• **TASK BRIEF**
Don't include pictures. Quote the lines below from the first through the line that contains "const yTickExponents = [3, 4, 5, 6, 7];".

• **RECORDED INFORMATION**
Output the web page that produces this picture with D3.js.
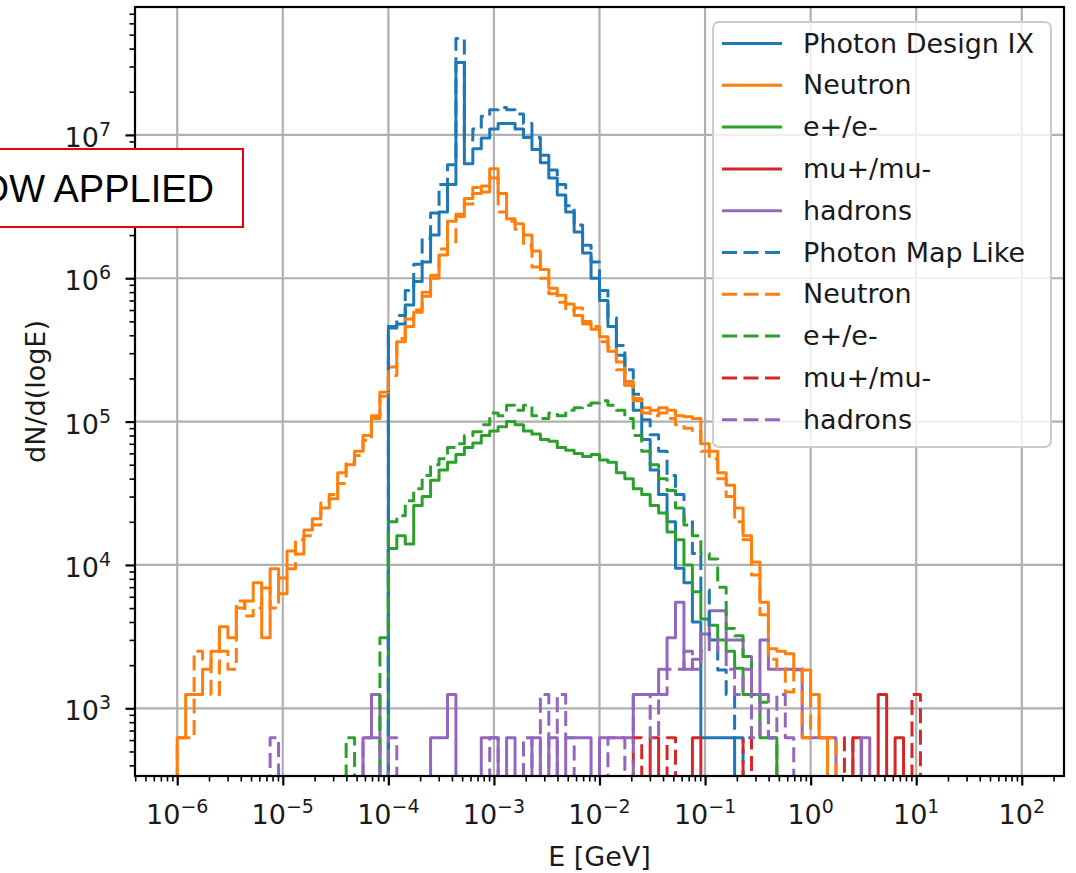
<!DOCTYPE html>
<html><head><meta charset="utf-8">
<script src="https://cdn.jsdelivr.net/npm/d3@7"></script>
<style>
html,body{margin:0;padding:0;background:#fff;}
svg{display:block;font-family:"DejaVu Sans",sans-serif;}
</style></head><body>
<svg id="chart" width="1076" height="873"></svg>
<script>
// Histogram binning: log-spaced bins in E [GeV]
const binLogMin = -6, binLogMax = 2, binCount = 100;

const xTickExponents = [-6, -5, -4, -3, -2, -1, 0, 1, 2];
const yTickExponents = [3, 4, 5, 6, 7];

// Dense series: first bin index + dN/d(logE) per bin
const photonIXStart = 25;
const photonIX = [4.6e5, 4.8e5, 6.5e5, 9.5e5, 1.3e6, 2.0e6, 2.9e6, 4.5e6, 3.2e7, 6.3e6,
  8.0e6, 9.5e6, 1.1e7, 1.2e7, 1.2e7, 1.1e7, 9.6e6, 7.9e6, 6.4e6, 5.0e6,
  3.8e6, 2.9e6, 2.1e6, 1.5e6, 1.0e6, 7.0e5, 4.6e5, 2.9e5, 1.8e5, 1.2e5,
  7.5e4, 4.6e4, 3.1e4, 2.0e4, 9.5e3, 7.5e3, 4.0e3, 624, 624, 624, 624];

const photonMapStart = 25;
const photonMap = [4.5e5, 5.5e5, 8.2e5, 1.25e6, 1.9e6, 2.85e6, 4.5e6, 6.2e6, 4.7e7, 9.2e6,
  1.1e7, 1.35e7, 1.5e7, 1.55e7, 1.5e7, 1.4e7, 1.2e7, 9.6e6, 7.2e6, 5.7e6,
  4.5e6, 3.2e6, 2.35e6, 1.7e6, 1.3e6, 8.2e5, 5.3e5, 3.4e5, 2.3e5, 1.55e5,
  1.03e5, 8.1e4, 6.2e4, 4.2e4, 3.1e4, 2.05e4, 1.2e4, 6.7e3, 3.0e3, 1.85e3,
  1.25e3, 624];

const neutronIXStart = 0;
const neutronIX = [624, 1250, 1250, 1870, 2500, 3700, 3100, 5000, 5600, 7500,
  3100, 9400, 6300, 12500, 11900, 17500, 21000, 25000, 29000, 44000,
  50000, 62000, 80000, 110000, 160000, 2.4e5, 3.6e5, 4.6e5, 5.8e5, 8.0e5,
  1.05e6, 1.45e6, 2.5e6, 2.8e6, 3.6e6, 3.9e6, 4.4e6, 5.8e6, 3.9e6, 2.6e6,
  2.4e6, 2.0e6, 1.55e6, 1.15e6, 8.5e5, 7.6e5, 6.6e5, 5.5e5, 5.0e5, 4.4e5,
  3.9e5, 3.1e5, 2.6e5, 1.8e5, 1.45e5, 1.25e5, 1.2e5, 1.25e5, 1.2e5, 1.1e5,
  1.08e5, 1.05e5, 7.0e4, 6.2e4, 4.4e4, 3.6e4, 2.5e4, 1.6e4, 1.05e4, 5.5e3,
  2.6e3, 2.5e3, 2.4e3, 1.85e3, 1.85e3, 1.25e3, 624];

const neutronMapStart = 0;
const neutronMap = [624, 624, 2500, 2200, 1250, 2500, 1870, 5600, 4400, 5000,
  6900, 5000, 8100, 9400, 15000, 16000, 19000, 27000, 31000, 37000,
  52000, 58000, 74000, 105000, 150000, 2.1e5, 3.8e5, 5.2e5, 6.0e5, 7.5e5,
  1.0e6, 1.6e6, 1.8e6, 2.7e6, 3.3e6, 4.3e6, 4.0e6, 5.0e6, 2.9e6, 2.5e6,
  2.2e6, 1.7e6, 1.2e6, 1.0e6, 7.8e5, 6.8e5, 6.0e5, 6.2e5, 4.8e5, 4.6e5,
  3.6e5, 3.3e5, 2.3e5, 1.9e5, 1.4e5, 1.15e5, 1.1e5, 1.15e5, 1.05e5, 9.5e4,
  9.0e4, 8.5e4, 6.2e4, 5.5e4, 4.0e4, 3.0e4, 2.0e4, 1.5e4, 8.5e3, 4.5e3,
  2.2e3, 1.9e3, 1.3e3, 1.9e3, 624, 1250, 624, 624];

const electronIXStart = 25;
const electronIX = [1.3e4, 1.6e4, 1.4e4, 2.6e4, 3.0e4, 3.9e4, 4.6e4, 5.2e4, 5.9e4, 6.6e4,
  7.1e4, 8.0e4, 8.6e4, 9.2e4, 1.0e5, 9.5e4, 8.6e4, 8.2e4, 7.5e4, 7.3e4,
  6.6e4, 6.3e4, 6.0e4, 5.7e4, 5.9e4, 5.4e4, 5.2e4, 4.4e4, 4.0e4, 3.4e4,
  3.1e4, 2.6e4, 2.3e4, 1.7e4, 1.5e4, 1.0e4, 6.5e3, 4.2e3, 3.8e3, 3.0e3,
  2.5e3, 1.9e3, 1.25e3, 1.25e3, 624, 624];

const electronMapStart = 20;
const electronMap = [624, 0, 0, 0, 3100, 2.0e4, 2.2e4, 2.8e4, 3.4e4, 4.2e4,
  5.0e4, 5.5e4, 6.6e4, 7.0e4, 8.0e4, 8.5e4, 9.5e4, 1.15e5, 1.1e5, 1.3e5,
  1.2e5, 1.3e5, 1.1e5, 1.05e5, 1.15e5, 1.1e5, 1.2e5, 1.25e5, 1.3e5, 1.35e5,
  1.4e5, 1.3e5, 1.2e5, 1.05e5, 8.0e4, 6.2e4, 5.0e4, 4.0e4, 3.3e4, 2.5e4,
  1.9e4, 1.6e4, 1.2e4, 1.1e4, 7.0e3, 3.6e3, 3.2e3, 2.3e3, 1.25e3, 1.1e3, 624];

// Sparse series: [bin index, dN/d(logE)]
const muonIX = [[56, 624], [61, 624], [80, 624], [83, 1250], [85, 624]];
const muonMap = [[54, 624], [58, 624], [67, 624], [79, 624], [87, 1250]];

const hadronIX = [[22, 624], [23, 1250], [30, 624], [31, 624], [32, 1250], [36, 624], [37, 624],
  [39, 624], [42, 624], [44, 624], [46, 624], [47, 624], [48, 624], [50, 624], [51, 624],
  [52, 624], [53, 624], [54, 1250], [55, 1250], [56, 1250], [57, 1870], [58, 3100],
  [59, 5500], [60, 1870], [61, 2200], [62, 3300], [63, 4800], [64, 4800], [65, 3000],
  [66, 3000], [67, 2300], [68, 1250], [69, 3000], [70, 1870], [71, 1870], [72, 1870],
  [73, 1870], [74, 624], [75, 624], [76, 624], [77, 624], [81, 624]];
const hadronMap = [[11, 624], [22, 624], [23, 624], [25, 624], [37, 624], [41, 624], [43, 1250],
  [45, 1250], [46, 624], [51, 624], [52, 624], [54, 1250], [55, 1250], [56, 624], [57, 1250],
  [58, 1870], [59, 1870], [60, 2500], [61, 1870], [62, 2500], [63, 3100], [64, 2500],
  [65, 1870], [66, 1250], [67, 1870], [68, 624], [69, 1250], [70, 624], [71, 1250], [72, 624]];

const legendLabels = ["Photon Design IX", "Neutron", "e+/e-", "mu+/mu-", "hadrons",
  "Photon Map Like", "Neutron", "e+/e-", "mu+/mu-", "hadrons"];
const colors = ["#1f77b4", "#ff7f0e", "#2ca02c", "#d62728", "#9467bd"];

// ---- helpers to expand series to the full bin grid
function dense(start, vals) {
  const a = new Array(binCount).fill(0);
  vals.forEach((v, i) => { a[start + i] = v; });
  return a;
}
function sparse(pairs) {
  const a = new Array(binCount).fill(0);
  pairs.forEach(([i, v]) => { a[i] = v; });
  return a;
}

const series = [
  dense(photonIXStart, photonIX), dense(neutronIXStart, neutronIX), dense(electronIXStart, electronIX),
  sparse(muonIX), sparse(hadronIX),
  dense(photonMapStart, photonMap), dense(neutronMapStart, neutronMap), dense(electronMapStart, electronMap),
  sparse(muonMap), sparse(hadronMap)
].map((vals, i) => ({ vals, color: colors[i % 5], dashed: i >= 5, label: legendLabels[i] }));

const edges = d3.range(binCount + 1).map(i => Math.pow(10, binLogMin + (binLogMax - binLogMin) * i / binCount));

// ---- layout
const L = 135, R = 1064, T = 7, B = 776;
const pad = 0.05 * (binLogMax - binLogMin);
const x = d3.scaleLog().domain([Math.pow(10, binLogMin - pad), Math.pow(10, binLogMax + pad)]).range([L, R]);
const y = d3.scaleLog().domain([337, 7.8e7]).range([B, T]);

const svg = d3.select("#chart");
svg.append("defs").append("clipPath").attr("id", "plotClip")
  .append("rect").attr("x", L).attr("y", T).attr("width", R - L).attr("height", B - T);

// gridlines
const grid = svg.append("g");
xTickExponents.forEach(e => {
  const px = x(Math.pow(10, e));
  grid.append("line").attr("x1", px).attr("x2", px).attr("y1", T).attr("y2", B)
    .attr("stroke", "#b0b0b0").attr("stroke-width", 2.2);
});
yTickExponents.forEach(e => {
  const py = y(Math.pow(10, e));
  grid.append("line").attr("x1", L).attr("x2", R).attr("y1", py).attr("y2", py)
    .attr("stroke", "#b0b0b0").attr("stroke-width", 2.2);
});

// step outlines
const line = d3.line().x(d => x(d[0])).y(d => d[1] > 0 ? y(d[1]) : B + 200);
function stepPoints(vals) {
  const pts = [[edges[0], 0]];
  vals.forEach((v, i) => { pts.push([edges[i], v]); pts.push([edges[i + 1], v]); });
  pts.push([edges[binCount], 0]);
  return pts;
}
const plot = svg.append("g").attr("clip-path", "url(#plotClip)");
series.forEach(s => {
  plot.append("path").attr("d", line(stepPoints(s.vals)))
    .attr("fill", "none").attr("stroke", s.color).attr("stroke-width", 3)
    .attr("stroke-linejoin", "round")
    .attr("stroke-dasharray", s.dashed ? "15,6.5" : null);
});

// axes ticks
const xMinor = [], yMinor = [];
for (let e = -7; e <= 2; e++) for (let m = 2; m <= 9; m++) {
  const v = m * Math.pow(10, e);
  if (v > x.domain()[0] && v < x.domain()[1]) xMinor.push(v);
}
for (let e = 2; e <= 7; e++) for (let m = 2; m <= 9; m++) {
  const v = m * Math.pow(10, e);
  if (v > y.domain()[0] && v < y.domain()[1]) yMinor.push(v);
}
const xMajor = xTickExponents.map(e => Math.pow(10, e));
const yMajor = yTickExponents.map(e => Math.pow(10, e));

function styleAxis(g, w) {
  g.select(".domain").remove();
  g.selectAll(".tick line").attr("stroke", "#000").attr("stroke-width", w);
  g.selectAll(".tick text").remove();
}
svg.append("g").attr("transform", `translate(0,${B})`)
  .call(d3.axisBottom(x).tickValues(xMinor).tickSize(5.5).tickFormat(() => "")).call(g => styleAxis(g, 1.6));
svg.append("g").attr("transform", `translate(0,${B})`)
  .call(d3.axisBottom(x).tickValues(xMajor).tickSize(9.5).tickFormat(() => "")).call(g => styleAxis(g, 2.2));
svg.append("g").attr("transform", `translate(${L},0)`)
  .call(d3.axisLeft(y).tickValues(yMinor).tickSize(5.5).tickFormat(() => "")).call(g => styleAxis(g, 1.6));
svg.append("g").attr("transform", `translate(${L},0)`)
  .call(d3.axisLeft(y).tickValues(yMajor).tickSize(9.5).tickFormat(() => "")).call(g => styleAxis(g, 2.2));

// tick labels as 10^n
function powLabel(g, px, py, exp, anchor) {
  const t = g.append("text").attr("x", px).attr("y", py).attr("text-anchor", anchor)
    .attr("font-size", 27).attr("fill", "#1a1a1a");
  t.append("tspan").text("10");
  t.append("tspan").attr("font-size", 19).attr("dy", -11).text(String(exp).replace("-", "\u2212"));
}
const labels = svg.append("g");
xTickExponents.forEach(e => powLabel(labels, x(Math.pow(10, e)), 824, e, "middle"));
yTickExponents.forEach(e => powLabel(labels, 111, y(Math.pow(10, e)) + 12, e, "end"));

// frame
svg.append("rect").attr("x", L).attr("y", T).attr("width", R - L).attr("height", B - T)
  .attr("fill", "none").attr("stroke", "#000").attr("stroke-width", 2.2);

// axis titles
svg.append("text").attr("x", (L + R) / 2).attr("y", 866).attr("text-anchor", "middle")
  .attr("font-size", 27).attr("fill", "#1a1a1a").text("E [GeV]");
svg.append("text").attr("transform", `translate(45,${(T + B) / 2}) rotate(-90)`)
  .attr("text-anchor", "middle").attr("font-size", 27).attr("fill", "#1a1a1a").text("dN/d(logE)");

// legend
const lg = svg.append("g");
lg.append("rect").attr("x", 713).attr("y", 22).attr("width", 338).attr("height", 425).attr("rx", 6)
  .attr("fill", "#fff").attr("fill-opacity", 0.8).attr("stroke", "#cccccc").attr("stroke-width", 2);
series.forEach((s, i) => {
  const cy = 43.5 + i * 41.8;
  lg.append("line").attr("x1", 722).attr("x2", 782).attr("y1", cy).attr("y2", cy)
    .attr("stroke", s.color).attr("stroke-width", 3)
    .attr("stroke-dasharray", s.dashed ? "15,6.5" : null);
  lg.append("text").attr("x", 803).attr("y", cy + 9).attr("font-size", 27).attr("fill", "#1a1a1a").text(s.label);
});

// overlaid note box
const note = svg.append("g");
note.append("rect").attr("x", -10).attr("y", 149).attr("width", 253).attr("height", 78)
  .attr("fill", "#fff").attr("stroke", "#e8000b").attr("stroke-width", 2);
note.append("text").attr("x", 214).attr("y", 202).attr("text-anchor", "end")
  .attr("font-family", "Liberation Sans, Arial, sans-serif").attr("font-size", 38).attr("fill", "#000")
  .text("OW APPLIED");
</script>
</body></html>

• **EXERCISE OUTPUT**
Output the web page that produces this picture with D3.js.
<!DOCTYPE html>
<html><head><meta charset="utf-8">
<script src="https://cdn.jsdelivr.net/npm/d3@7"></script>
<style>
html,body{margin:0;padding:0;background:#fff;}
svg{display:block;font-family:"DejaVu Sans",sans-serif;}
</style></head><body>
<svg id="chart" width="1076" height="873"></svg>
<script>
// Histogram binning: log-spaced bins in E [GeV]
const binLogMin = -6, binLogMax = 2, binCount = 100;

const xTickExponents = [-6, -5, -4, -3, -2, -1, 0, 1, 2];
const yTickExponents = [3, 4, 5, 6, 7];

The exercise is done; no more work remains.